The half-year ended 31 December 2025 marked a period of significant transition for Cycliq Group Limited, as the company focused on upgrading its digital sales platform and preparing for the critical peak retail season. Despite a challenging market environment characterised by softer consumer demand in the cycling industry, Cycliq managed to steer back into profitability, reporting a modest net profit of $33,245 compared to a loss in the previous corresponding period.

Revenue and Market Dynamics

Revenue for the period declined by 27% to $2.17 million, reflecting the broader softness in cycling product demand. This drop was most pronounced in key markets such as the USA and UK, where segment revenues fell notably. However, customer engagement with Cycliq’s safety-focused products and accessories remained steady, underpinning the company’s ability to generate positive cash flow despite the revenue contraction.

Strategic Platform Deployment

A highlight of the period was the successful launch of a new Shopify e-commerce platform in August 2025. This modernised system replaced the legacy platform and introduced a multi-store architecture tailored to the US/global, Australian, and UK markets. The upgrade enhanced mobile functionality, localised content, and regional payment options, positioning Cycliq to better capture market opportunities and improve customer experience across its key geographies.

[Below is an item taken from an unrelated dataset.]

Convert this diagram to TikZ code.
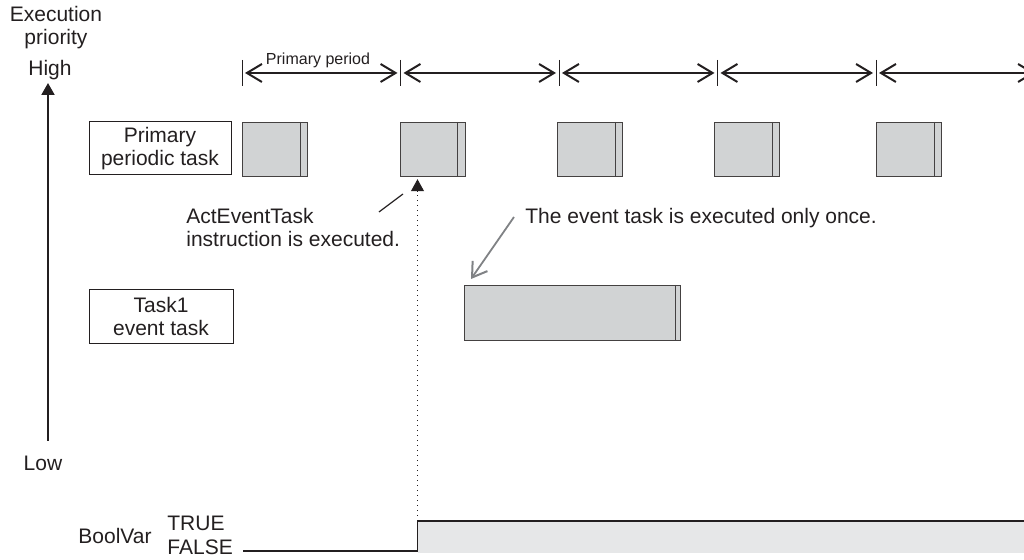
\documentclass[tikz,border=0pt]{standalone}
\usepackage{fontspec}
\setmainfont{Liberation Sans}
\usetikzlibrary{arrows.meta}
\definecolor{blockgray}{HTML}{D1D3D4}
\definecolor{boolgray}{HTML}{E6E7E8}
\definecolor{ink}{HTML}{231F20}
\definecolor{pointergray}{HTML}{808285}
\begin{document}
\begin{tikzpicture}[x=0.5pt,y=-0.5pt,
  font=\fontsize{10.5}{11.5}\selectfont,
  labelbox/.style={draw=ink, line width=0.5pt, align=center, inner sep=0pt, text=ink},
  block/.style={draw=ink!85, fill=blockgray, line width=0.6pt, anchor=north west, inner sep=0pt, minimum width=32.5pt, minimum height=27pt},
  barb/.tip={Straight Barb[length=7.5pt,width=9pt,line width=1pt]},
  period/.style={draw=ink, line width=0.8pt, barb-barb},
  tickline/.style={draw=ink, line width=0.5pt},
  txt/.style={inner sep=0pt, text=ink},
]
\useasboundingbox (0,0) rectangle (1024,560);
\clip (0,0) rectangle (1024,560);

% priority axis
\node[txt, align=center] (exec) at (56,28) {Execution\\priority};
\node[txt, anchor=base] (high) at (50,76) {High};
\node[txt, anchor=base] (low) at (43,471) {Low};
\coordinate (axbot) at (48,441);
\coordinate (axtop) at (48,83);
\draw[ink, line width=1pt, -{Triangle[length=6pt,width=6.5pt]}] (axbot) -- (axtop);

% labels of tasks
\node[labelbox, minimum width=71pt, minimum height=26.5pt] (ppt) at (160,148.5) {Primary\\periodic task};
\node[labelbox, minimum width=72pt, minimum height=27pt] (ev) at (161,317) {Task1\\event task};

% period ticks
\foreach \i/\x in {1/242,2/400.5,3/559,4/717.5,5/876} {
  \coordinate (t\i) at (\x,73);
  \draw[tickline] (\x,60) -- (\x,86);
}
\coordinate (t6) at (1035,73);
\draw[period] ([xshift=1.5pt]t1) -- ([xshift=-1.5pt]t2);
\draw[period] ([xshift=1.5pt]t2) -- ([xshift=-1.5pt]t3);
\draw[period] ([xshift=1.5pt]t3) -- ([xshift=-1.5pt]t4);
\draw[period] ([xshift=1.5pt]t4) -- ([xshift=-1.5pt]t5);
\draw[period] ([xshift=1.5pt]t5) -- (t6);
\node[txt, anchor=base, font=\fontsize{8}{9}\selectfont] (pp) at (318,65) {Primary period};

% primary periodic task executions
\foreach \i/\x in {1/242,2/399.5,3/557,4/714,5/876} {
  \node[block] (b\i) at (\x,122) {};
  \draw[ink!85, line width=0.6pt] ([xshift=-4pt]b\i.north east) -- ([xshift=-4pt]b\i.south east);
}

% event task execution
\node[block, minimum width=108pt, minimum height=27.5pt] (e1) at (464,285) {};
\draw[ink!85, line width=0.6pt] ([xshift=-2.8pt]e1.north east) -- ([xshift=-2.8pt]e1.south east);

% annotations
\node[txt, anchor=base west, align=left] (act) at (186,247) {ActEventTask\\instruction is executed.};
\coordinate (actA) at (379,212);
\coordinate (actB) at (403,194);
\draw[ink, line width=0.6pt] (actA) -- (actB);

\node[txt, anchor=base west] (once) at (525,224) {The event task is executed only once.};
\coordinate (onceA) at (514,217);
\draw[pointergray, line width=0.9pt, -{Straight Barb[length=7pt,width=9pt,line width=1pt]}] (onceA) -- ([shift={(7,-6)}]e1.north west);

% BoolVar
\node[txt, anchor=base west] (bv) at (78,544) {BoolVar};
\node[txt, anchor=base west, align=left, font=\fontsize{10.5}{12}\selectfont] (tf) at (167,555) {TRUE\\FALSE};
\coordinate (f0) at (243,551);
\coordinate (r0) at (417.5,551);
\coordinate (r1) at (417.5,521);
\coordinate (tend) at (1030,521);
\fill[boolgray] (r1) rectangle (1030,553);
\draw[ink, line width=0.8pt] (f0) -- (r0) -- (r1) -- (tend);
\draw[ink, line width=0.5pt, dotted, shorten >=1pt, -{Triangle[length=6pt,width=6.5pt,sep=0pt]}] (r1) -- (b2.south -| r1);
\end{tikzpicture}
\end{document}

Product Innovation and Government Support

Cycliq also expanded its product ecosystem with the introduction of CycliqPlus Garmin Edge integration, enabling seamless connectivity between Cycliq cameras and Garmin cycling computers. This innovation aims to deepen user engagement and differentiate Cycliq’s offerings in a competitive market. Additionally, the company received a $188,264 cash refund under the Australian Government’s Research & Development Tax Incentive Scheme, providing a timely boost to its financial position.

Governance and Financial Position

During the period, non-executive director Andrew Cotterill resigned to focus on other interests, marking a governance change. Financially, Cycliq’s net liabilities improved slightly from $107,024 at mid-year to $78,755 at December 2025. However, the company remains in a net liability position, and the auditor highlighted a material uncertainty regarding going concern. The board expressed confidence in ongoing cash flow forecasts and market opportunities, emphasising management’s belief in the company’s ability to meet obligations and continue operations.

Looking Ahead

While no material events have occurred since the reporting date, Cycliq’s future hinges on its ability to capitalise on the upgraded platform, sustain revenue growth, and resolve ongoing legal disputes related to joint ventures. The company’s cautious optimism is tempered by the need to monitor market conditions and maintain financial discipline in a competitive sector.

Bottom Line?

Cycliq’s cautious return to profit amid a challenging market sets the stage for a critical test of its revamped platform and growth strategy in the coming months.

Questions in the middle?

  • Can Cycliq sustain revenue growth and improve profitability in a soft cycling market?
  • What impact will ongoing legal disputes have on Cycliq’s financial stability?
  • Will the new e-commerce platform and Garmin integration translate into stronger market share?